Editorial Oktober 2012
Das Wichtigste in Kürze:
Keine Unterscheidung mehr in „abhängige“ und „unabhängige“ Beratung
Die MiFID-2 Bestimmungen sollen auf ALLE Wertpapierfirmen gleichermaßen angewendet werden.
Einbeziehen der Versicherungsunternehmen und ihrer Angestellten
Der Außendienst der Versicherungen soll ebenfalls die MiFID-2 Bestimmungen einhalten.
Verpflichtende Frauenquote im Management
Wertpapierfirmen müssen innerhalb von 2 Jahren zumindest 1/3 weibliche Mitglieder im Management haben.

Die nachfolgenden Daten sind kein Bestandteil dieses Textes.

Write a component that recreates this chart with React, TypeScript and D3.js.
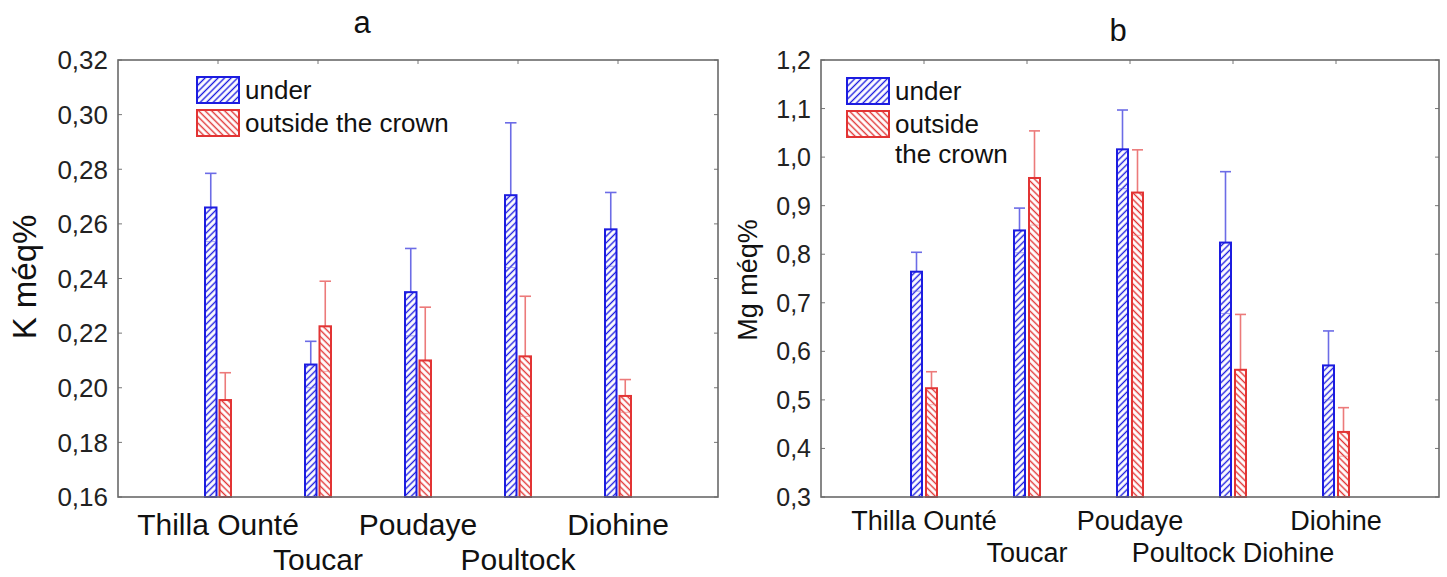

Anpassung der Vergütungssysteme
Orientierung nicht vorrangig nach Verkaufserfolg oder Profitabilität, sondern entsprechend Eignung von Leistung und Produkten für Kunden.
Produktpolitik mit Zielgruppen und passenden Produkten
WPF sollen vor dem Verkauf von Produkten Kundenkategorien definieren. Kriterien sind z.B. Einkommen, Risikoneigung, Alter. Diesen Kundensegmenten werden bestimmte Produktgruppen zugeordnet. Ihnen sollen keine anderen als diese geeigneten Finanzprodukte verkauft werden. Zur laufenden Dokumentation sollen vermehrt Telefonate und Mailverkehr aufgezeichnet werden.
Mitgliedstaaten können plötzlich entscheiden, ob sie Provisionen verbieten
WPF müssen standardisiert alle Provisionen und Inducements gegenüber Kunden offenlegen. Für ihre Leistungen können sie entweder Provisionen und Inducements erhalten oder ein Honorar. Im Fall des Honorars müssen alle Provisionen an den Kunden weitergegeben werden. Es steht Mitgliedstaaten frei, Provisionen für ALLE zu verbieten.
Schärfere Ausbildungsverpflichtung und Bereitstellung von Arbeitsmitteln
Es muss nachweisbar sichergestellt sein, dass alle angebundenen Vermittler das erforderliche Fach- und Produktwissen haben. Telefon- und Mailaufzeichnungen sind nur dann zulässig, wenn die Berater Betriebsmittel der WPF einsetzen (z.B. Laptop, Handy). WPF können in gewissem Rahmen selbst (ohne Behörde) entscheiden, ob ein Vermittler geeignet ist.
Kurzanalyse:
- Der neue Text geht auf eine Initiative der Sozialdemokratischen Fraktion im EU Parlament zurück. Er wurde völlig überraschend heute eingebracht. Es gibt zum aktuellen Zeitpunkt davon noch nicht einmal keine offizielle Fassung.
- Die vorgeschlagene Definition von Zielgruppen für bestimmte Produktkategorien würde mehr internen Arbeitsaufwand sowie eine verstärkte Ausbildung der Vermittler erfordern. Neu ist sie aber nicht, eher eine detaillierte Formulierung dessen, was die MiFID-1 bereits festschrieb: Kunden sind zu analysieren und sollen nur geeignete Produkte kaufen.
- Die plötzliche „Freiheit“ bei der Vergütung (Provision oder Honorar) wird durch die Art der Formulierung stark relativiert. Mitgliedstaaten können nun im Alleingang entscheiden, ob sie Provisionen verbieten. Hier wäre eine klare europaweit einheitliche Regelung besser. Die EU spielt den Ball an die nationalen Parlamente zurück und riskiert damit, dass – erneut – 27 unterschiedliche Umsetzungen ein und derselben Richtlinie kommen.
- Die verstärkten Aufzeichnungspflichten und die Anschaffung von Arbeitsmitteln für Berater erhöhen neuerlich die Kosten für IT und Compliance.
Nächste Schritte:
Johannes Muschik und die Kollegen von FECIF haben im Oktober zahlreiche weitere Termine u.a. mit Vertretern der Banken, Versicherungen, Kleinanlegern sowie den EU Aufsichtsbehörden in Paris, Frankfurt und London. Ergebnisse werden laufend im NL an die Mitglieder gesendet.
Das EU Parlament stimmt voraussichtlich am 23. Oktober über MiFID-2 ab. Danach tritt es mit dem EU Ministerrat zusammen, um den endgültigen Text auszufeilen.